Zulhasnimar v Dr Kuppu Velumani [2017] 5 MLJ 438: Reaffirming Bolam-Bolitho for Diagnosis and Treatment
By Dr Chee Hui Bing, Advocate & Solicitor · 30 April 2026 · Case note · 7 min read
Zulhasnimar bt Hasan Basri & Anor v Dr Kuppu Velumani P & Ors [2017] 5 MLJ 438 is the Federal Court’s clearest post-Foo Fio Na statement on the standard of care in Malaysian medical negligence. It confirms that Bolam, as modified by Bolitho, governs diagnosis and treatment — while Foo Fio Na‘s patient-centric test is reserved for the doctor’s duty to disclose risks.
Case at a glance
- Case name: Zulhasnimar bt Hasan Basri & Anor v Dr Kuppu Velumani P & Ors
- Citation: [2017] 5 MLJ 438
- Court: Federal Court of Malaysia
- Year: 2017
- Practice area: Medical Negligence
Background and facts
The plaintiff suffered serious injury during obstetric care provided by the defendants. The case turned on the standard of care expected of obstetricians in managing the delivery, and on whether the defendants had breached that standard.
After Foo Fio Na [2007] 1 MLJ 593, there was uncertainty in the lower courts about whether the patient-centric Whitaker test extended beyond risk disclosure to diagnosis and treatment, or whether Bolam-Bolitho still applied in those domains.
The issue before the court
The Federal Court was asked to clarify the boundary between Foo Fio Na (risk disclosure, Whitaker) and Bolam-Bolitho (diagnosis and treatment), and to articulate the modern Malaysian test for breach of duty in medical negligence.
Holding and reasoning
The Federal Court reaffirmed that for diagnosis and treatment, the Bolam test as modified by Bolitho remains the law. A doctor is not negligent if they acted in accordance with a practice accepted as proper by a responsible body of medical opinion — provided that opinion withstands logical analysis.

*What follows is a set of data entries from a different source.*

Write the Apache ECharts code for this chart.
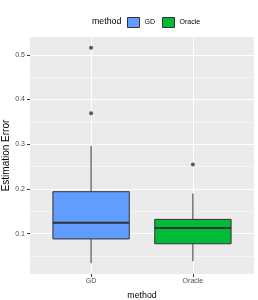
<!DOCTYPE html>
<html><head><meta charset="utf-8">
<script src="https://cdn.jsdelivr.net/npm/echarts@6/dist/echarts.min.js"></script>
<style>html,body{margin:0;padding:0;background:#fff}#c{width:258px;height:300px}</style>
</head><body><div id="c"></div>
<script>
var categories = ['GD', 'Oracle'];
var colors = ['#619CFF', '#00BA38'];
var whiskerLow = [0.0341, 0.0386];
var q1 = [0.0884, 0.0776];
var median = [0.1247, 0.1131];
var q3 = [0.194, 0.1321];
var whiskerHigh = [0.2959, 0.1898];
var outliersGD = [0.3692, 0.5157];
var outliersOracle = [0.2548];
var yTicks = [0.1, 0.2, 0.3, 0.4, 0.5];
var yMinor = [0.05, 0.15, 0.25, 0.35, 0.45];
var yMin = 0.0100, yMax = 0.5398;

var FONT = 'Liberation Sans, Arial, sans-serif';
var chart = echarts.init(document.getElementById('c'), null, {renderer: 'canvas'});

function renderBox(params, api) {
  var x = api.value(0);
  var half = 0.375;
  var pL = api.coord([x - half, api.value(2)]);
  var pR = api.coord([x + half, api.value(4)]);
  var pMed = api.coord([x - half, api.value(3)]);
  var pMedR = api.coord([x + half, api.value(3)]);
  var pLow = api.coord([x, api.value(1)]);
  var pHigh = api.coord([x, api.value(5)]);
  var pQ1 = api.coord([x, api.value(2)]);
  var pQ3 = api.coord([x, api.value(4)]);
  var color = api.visual('color');
  var lineStyle = {stroke: '#333333', lineWidth: 1};
  return {
    type: 'group',
    children: [
      {type: 'line', shape: {x1: pLow[0], y1: pLow[1], x2: pQ1[0], y2: pQ1[1]}, style: lineStyle},
      {type: 'line', shape: {x1: pQ3[0], y1: pQ3[1], x2: pHigh[0], y2: pHigh[1]}, style: lineStyle},
      {type: 'rect', shape: {x: pL[0], y: pR[1], width: pR[0] - pL[0], height: pL[1] - pR[1]},
        style: {fill: color, stroke: '#333333', lineWidth: 1}},
      {type: 'line', shape: {x1: pMed[0], y1: pMed[1], x2: pMedR[0], y2: pMedR[1]},
        style: {stroke: '#333333', lineWidth: 2}}
    ]
  };
}

var series = categories.map(function (name, i) {
  return {
    name: name,
    type: 'custom',
    xAxisIndex: 0, yAxisIndex: 0,
    itemStyle: {color: colors[i]},
    renderItem: renderBox,
    encode: {x: 0, y: [1, 2, 3, 4, 5]},
    data: [[i + 1, whiskerLow[i], q1[i], median[i], q3[i], whiskerHigh[i]]],
    z: 3
  };
});
var outlierData = outliersGD.map(function (v) { return [1, v]; })
  .concat(outliersOracle.map(function (v) { return [2, v]; }));
series.push({
  name: 'outliers', type: 'scatter', symbol: 'circle', symbolSize: 4,
  itemStyle: {color: '#333333'}, data: outlierData, z: 4, silent: true
});

chart.setOption({
  animation: false,
  textStyle: {fontFamily: FONT},
  title: {
    text: 'method', left: 87, top: 12,
    textStyle: {fontSize: 8.8, fontWeight: 'normal', color: '#000', fontFamily: FONT}
  },
  legend: {
    left: 122, top: 12, itemWidth: 12, itemHeight: 10, itemGap: 7,
    data: categories.map(function (n, i) {
      return {name: n, icon: 'rect', itemStyle: {color: colors[i], borderColor: '#333333', borderWidth: 1}};
    }),
    textStyle: {fontSize: 7, color: '#000', fontFamily: FONT}
  },
  grid: {left: 30, right: 4, top: 37, bottom: 26, show: true, backgroundColor: '#EBEBEB', borderWidth: 0,
    containLabel: false, outerBoundsMode: 'none'},
  xAxis: {
    type: 'value', min: 0.4, max: 2.6,
    axisLine: {show: false},
    axisTick: {show: true, length: 3, lineStyle: {color: '#333333'}, customValues: [1, 2]},
    axisLabel: {customValues: [1, 2], margin: 4, fontSize: 7, color: '#4D4D4D', fontFamily: FONT,
      formatter: function (v) { return categories[Math.round(v) - 1] || ''; }},
    splitLine: {show: true, lineStyle: {color: '#FFFFFF', width: 1}},
    name: 'method', nameLocation: 'middle', nameGap: 17,
    nameTextStyle: {fontSize: 8.8, color: '#000', fontFamily: FONT}
  },
  yAxis: [{
    type: 'value', min: yMin, max: yMax,
    axisLine: {show: false},
    axisTick: {show: true, length: 3, lineStyle: {color: '#333333'}, customValues: yTicks},
    axisLabel: {customValues: yTicks, margin: 5, fontSize: 7, color: '#4D4D4D', fontFamily: FONT,
      formatter: function (v) { return v.toFixed(1); }},
    splitLine: {show: true, lineStyle: {color: '#FFFFFF', width: 1}},
    name: 'Estimation Error', nameLocation: 'middle', nameGap: 19, nameMoveOverlap: false,
    nameTextStyle: {fontSize: 10, color: '#000', fontFamily: FONT}
  }, {
    type: 'value', min: yMin, max: yMax, position: 'left',
    axisLine: {show: false},
    axisTick: {show: false, customValues: yMinor},
    axisLabel: {show: false, customValues: yMinor},
    splitLine: {show: true, lineStyle: {color: '#FFFFFF', width: 0.5}}
  }],
  series: series
});
</script></body></html>
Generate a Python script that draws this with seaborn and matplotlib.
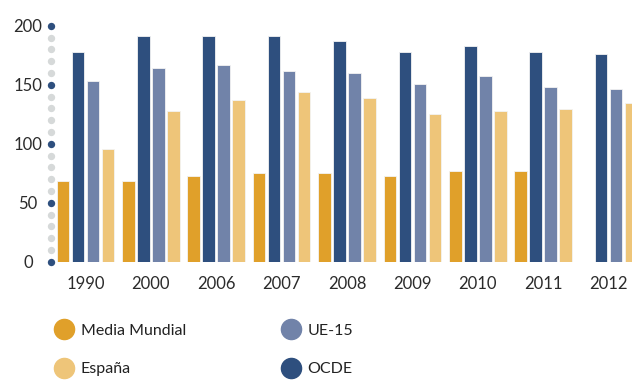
import numpy as np
import pandas as pd
import matplotlib
matplotlib.use("Agg")
import matplotlib.pyplot as plt
import seaborn as sns
from matplotlib.lines import Line2D
import matplotlib.transforms as mtransforms

years = ["1990", "2000", "2006", "2007", "2008", "2009", "2010", "2011", "2012"]
media_mundial = [68, 68, 72.5, 75, 75, 72.5, 77, 77, np.nan]
ocde = [178, 191.5, 191.5, 191.5, 187, 178, 182.5, 178, 176]
ue15 = [153, 164, 166.5, 161.5, 159.5, 150.5, 157, 148, 146]
espana = [95.5, 127.5, 137, 143.5, 138.5, 125, 127.5, 129.5, 134.5]

series_names = ["Media Mundial", "OCDE", "UE-15", "España"]
colors = {"Media Mundial": "#E0A02A", "OCDE": "#2E4F7E",
          "UE-15": "#7183A9", "España": "#EEC579"}
yticks = [0, 50, 100, 150, 200]

rows = []
for name, vals in zip(series_names, [media_mundial, ocde, ue15, espana]):
    for y, v in zip(years, vals):
        rows.append({"year": y, "serie": name, "value": v})
df = pd.DataFrame(rows)

sns.set_theme(style="white")
plt.rcParams["font.family"] = ["Lato", "DejaVu Sans"]

W, H = 632, 380
fig = plt.figure(figsize=(W / 100, H / 100), dpi=100)
ax_left, ax_right = 51, 632
y0_px, y200_px = 261.7, 25.7
ax = fig.add_axes([ax_left / W, 1 - y0_px / H, (ax_right - ax_left) / W, (y0_px - y200_px) / H])

sns.barplot(data=df, x="year", y="value", hue="serie", hue_order=series_names,
            order=years, palette=colors, width=0.917, gap=0.17, errorbar=None,
            legend=False, ax=ax, edgecolor="#f3f3f3", linewidth=0.6, saturation=1)

pitch = 65.4
c0 = 85.4
ax.set_xlim((ax_left - c0) / pitch, (ax_right - c0) / pitch)
ax.set_ylim(0, 200)
for s in ax.spines.values():
    s.set_visible(False)

# dotted axis
trans = mtransforms.blended_transform_factory(ax.transAxes, ax.transData)
minor = [v for v in range(0, 201, 10) if v not in yticks]
ax.scatter([0] * len(minor), minor, s=28, color="#D6D9D9", transform=trans,
           clip_on=False, zorder=5, linewidths=0)
ax.scatter([0] * len(yticks), yticks, s=28, color="#2E4F7E", transform=trans,
           clip_on=False, zorder=6, linewidths=0)

ax.set_yticks(yticks)
ax.set_yticklabels([str(t) for t in yticks], ha="center")
ax.tick_params(axis="y", length=0, pad=16.5, labelsize=12, labelcolor="#2b2b2b")
ax.tick_params(axis="x", length=0, pad=10.5, labelsize=12, labelcolor="#2b2b2b")
ax.set_xlabel("")
ax.set_ylabel("")

def handle(c):
    return Line2D([], [], marker="o", linestyle="", markersize=14.5,
                  markerfacecolor=c, markeredgecolor=c)

common = dict(loc="center left", frameon=False, borderpad=0, fontsize=11.5,
              labelspacing=1.5, handlelength=1.25, handletextpad=0.42,
              labelcolor="#222222", borderaxespad=0)
yc = 1 - 350 / H
fig.legend([handle(colors["Media Mundial"]), handle(colors["España"])],
           ["Media Mundial", "España"], bbox_to_anchor=(54 / W, yc), **common)
fig.legend([handle(colors["UE-15"]), handle(colors["OCDE"])],
           ["UE-15", "OCDE"], bbox_to_anchor=(280.7 / W, yc), **common)

fig.savefig("out.png", dpi=100, facecolor="white")
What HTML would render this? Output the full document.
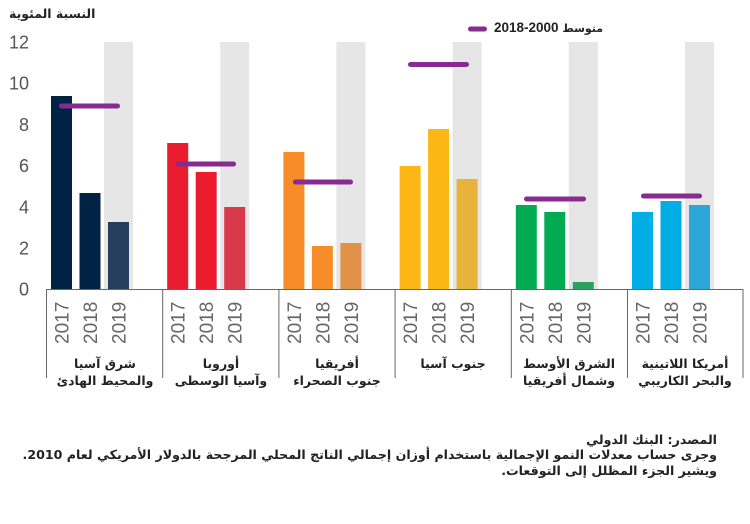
<!DOCTYPE html>
<html>
<head>
<meta charset="utf-8">
<style>
html,body{margin:0;padding:0;background:#fff;}
body{width:750px;height:524px;position:relative;overflow:hidden;font-family:"DejaVu Sans","Liberation Sans",sans-serif;}
.ytitle{position:absolute;left:9px;top:6px;font-size:12.5px;font-weight:bold;color:#222;direction:rtl;white-space:nowrap;}
.legend{position:absolute;left:494px;top:17px;font-weight:bold;color:#222;white-space:nowrap;}
.legend .n{font-family:"Liberation Sans",sans-serif;font-size:13.5px;}
.legend .a{font-family:"DejaVu Sans",sans-serif;font-size:11px;}
.foot{position:absolute;right:33px;top:431.5px;direction:rtl;text-align:right;font-size:12.6px;font-weight:bold;color:#222;line-height:15.5px;white-space:nowrap;}
</style>
</head>
<body>
<svg width="750" height="524" style="position:absolute;left:0;top:0" xmlns="http://www.w3.org/2000/svg">
  <g fill="#e6e6e6">
    <rect x="104" y="42" width="29" height="247"/>
    <rect x="220.2" y="42" width="29" height="247"/>
    <rect x="336.4" y="42" width="29" height="247"/>
    <rect x="452.6" y="42" width="29" height="247"/>
    <rect x="568.8" y="42" width="29" height="247"/>
    <rect x="685" y="42" width="29" height="247"/>
  </g>
  <g font-family="Liberation Sans, sans-serif" font-size="18" fill="#555" text-anchor="end">
    <text x="29" y="48.5">12</text>
    <text x="29" y="89.7">10</text>
    <text x="29" y="130.9">8</text>
    <text x="29" y="172.1">6</text>
    <text x="29" y="213.3">4</text>
    <text x="29" y="254.5">2</text>
    <text x="29" y="295.7">0</text>
  </g>
  <rect x="51" y="96" width="21" height="193" fill="#002244"/>
  <rect x="79.5" y="193" width="21" height="96" fill="#002244"/>
  <rect x="108" y="222" width="21" height="67" fill="#263f5c"/>
  <rect x="167.2" y="143" width="21" height="146" fill="#eb1c2d"/>
  <rect x="195.7" y="172" width="21" height="117" fill="#eb1c2d"/>
  <rect x="224.2" y="207" width="21" height="82" fill="#d93a4b"/>
  <rect x="283.4" y="152" width="21" height="137" fill="#f78d28"/>
  <rect x="311.9" y="246" width="21" height="43" fill="#f78d28"/>
  <rect x="340.4" y="243" width="21" height="46" fill="#e19249"/>
  <rect x="399.6" y="166" width="21" height="123" fill="#fdb714"/>
  <rect x="428.1" y="129" width="21" height="160" fill="#fdb714"/>
  <rect x="456.6" y="179" width="21" height="110" fill="#e8b33a"/>
  <rect x="515.8" y="205" width="21" height="84" fill="#00ab51"/>
  <rect x="544.3" y="212" width="21" height="77" fill="#00ab51"/>
  <rect x="572.8" y="282" width="21" height="7" fill="#2ca260"/>
  <rect x="632" y="212" width="21" height="77" fill="#00aee6"/>
  <rect x="660.5" y="201" width="21" height="88" fill="#00aee6"/>
  <rect x="689" y="205" width="21" height="84" fill="#2ba8d8"/>
  <g stroke="#872b90" stroke-width="5" stroke-linecap="round">
    <line x1="61.5" y1="106" x2="117.5" y2="106"/>
    <line x1="178.5" y1="164" x2="233.5" y2="164"/>
    <line x1="295.5" y1="182" x2="350.5" y2="182"/>
    <line x1="410.5" y1="64.5" x2="466.5" y2="64.5"/>
    <line x1="526.5" y1="199" x2="583.5" y2="199"/>
    <line x1="643.5" y1="196" x2="699.5" y2="196"/>
    <line x1="470.5" y1="29" x2="484.5" y2="29"/>
  </g>
  <g stroke="#666" stroke-width="1">
    <line x1="46" y1="289.5" x2="743" y2="289.5"/>
    <line x1="46.5" y1="289" x2="46.5" y2="378"/>
    <line x1="162.7" y1="289" x2="162.7" y2="378"/>
    <line x1="278.9" y1="289" x2="278.9" y2="378"/>
    <line x1="395.1" y1="289" x2="395.1" y2="378"/>
    <line x1="511.3" y1="289" x2="511.3" y2="378"/>
    <line x1="627.5" y1="289" x2="627.5" y2="378"/>
    <line x1="743" y1="289" x2="743" y2="378"/>
  </g>
  <g font-family="Liberation Sans, sans-serif" font-size="19" fill="#666">
    <text transform="translate(68.5,344) rotate(-90)">2017</text>
    <text transform="translate(97,344) rotate(-90)">2018</text>
    <text transform="translate(125.5,344) rotate(-90)">2019</text>
    <text transform="translate(184.7,344) rotate(-90)">2017</text>
    <text transform="translate(213.2,344) rotate(-90)">2018</text>
    <text transform="translate(241.7,344) rotate(-90)">2019</text>
    <text transform="translate(300.9,344) rotate(-90)">2017</text>
    <text transform="translate(329.4,344) rotate(-90)">2018</text>
    <text transform="translate(357.9,344) rotate(-90)">2019</text>
    <text transform="translate(417.1,344) rotate(-90)">2017</text>
    <text transform="translate(445.6,344) rotate(-90)">2018</text>
    <text transform="translate(474.1,344) rotate(-90)">2019</text>
    <text transform="translate(533.3,344) rotate(-90)">2017</text>
    <text transform="translate(561.8,344) rotate(-90)">2018</text>
    <text transform="translate(590.3,344) rotate(-90)">2019</text>
    <text transform="translate(649.5,344) rotate(-90)">2017</text>
    <text transform="translate(678,344) rotate(-90)">2018</text>
    <text transform="translate(706.5,344) rotate(-90)">2019</text>
  </g>
  <g font-family="DejaVu Sans, sans-serif" font-size="12.5" font-weight="bold" fill="#222" text-anchor="middle">
    <text x="105" y="368">شرق آسيا</text>
    <text x="105" y="385">والمحيط الهادئ</text>
    <text x="221" y="368">أوروبا</text>
    <text x="221" y="385">وآسيا الوسطى</text>
    <text x="337" y="368">أفريقيا</text>
    <text x="337" y="385">جنوب الصحراء</text>
    <text x="453" y="368">جنوب آسيا</text>
    <text x="569" y="368">الشرق الأوسط</text>
    <text x="569" y="385">وشمال أفريقيا</text>
    <text x="685" y="368">أمريكا اللاتينية</text>
    <text x="685" y="385">والبحر الكاريبي</text>
  </g>
</svg>
<div class="ytitle">النسبة المئوية</div>
<div class="legend"><span class="n" dir="ltr" style="unicode-bidi:bidi-override">2018-2000 </span><span class="a" dir="rtl">متوسط</span></div>
<div class="foot">المصدر: البنك الدولي<br>وجرى حساب معدلات النمو الإجمالية باستخدام أوزان إجمالي الناتج المحلي المرجحة بالدولار الأمريكي لعام 2010.<br>ويشير الجزء المظلل إلى التوقعات.</div>
</body>
</html>
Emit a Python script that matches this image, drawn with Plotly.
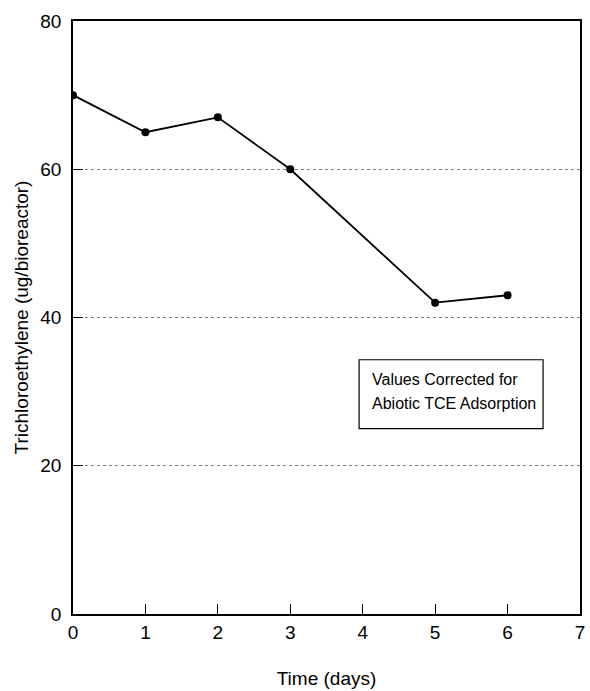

The patient-centric Whitaker test from Foo Fio Na is confined to the duty to inform and disclose risks. The two tests apply to different domains and are not in conflict.
Why this case still matters in 2026
The decision gave Malaysian doctors and litigators a clear, dual framework:
- Diagnosis & treatment → Bolam-Bolitho. Expert peer evidence is required, but the supporting opinion must withstand logical analysis.
- Disclosure of risks → Whitaker (per Foo Fio Na). What matters is what a reasonable patient would want to know.
For litigators, Zulhasnimar ended an era of confusion and clarified the framework now applied in every Malaysian med-neg trial.
Frequently asked questions
Does Zulhasnimar make Malaysian medical negligence harder or easier to prove?
It clarifies — neither harder nor easier. For risk disclosure (Foo Fio Na/Whitaker) the patient sets the standard, which favours claimants. For diagnosis and treatment (Bolam-Bolitho), peer evidence still drives the analysis but courts will reject opinions that lack logical basis.
What is the practical effect for hospitals in 2026?
Hospitals must continue to maintain robust clinical guidelines (for the Bolam-Bolitho standard) and clear consent practices (for the Foo Fio Na standard). Failure on either limb supports a negligence finding.
Is expert evidence still essential?
Yes. For diagnosis and treatment the case still depends on peer expert opinion. The difference post-Bolitho/Zulhasnimar is that the court is not bound to accept any peer opinion that lacks a logical basis.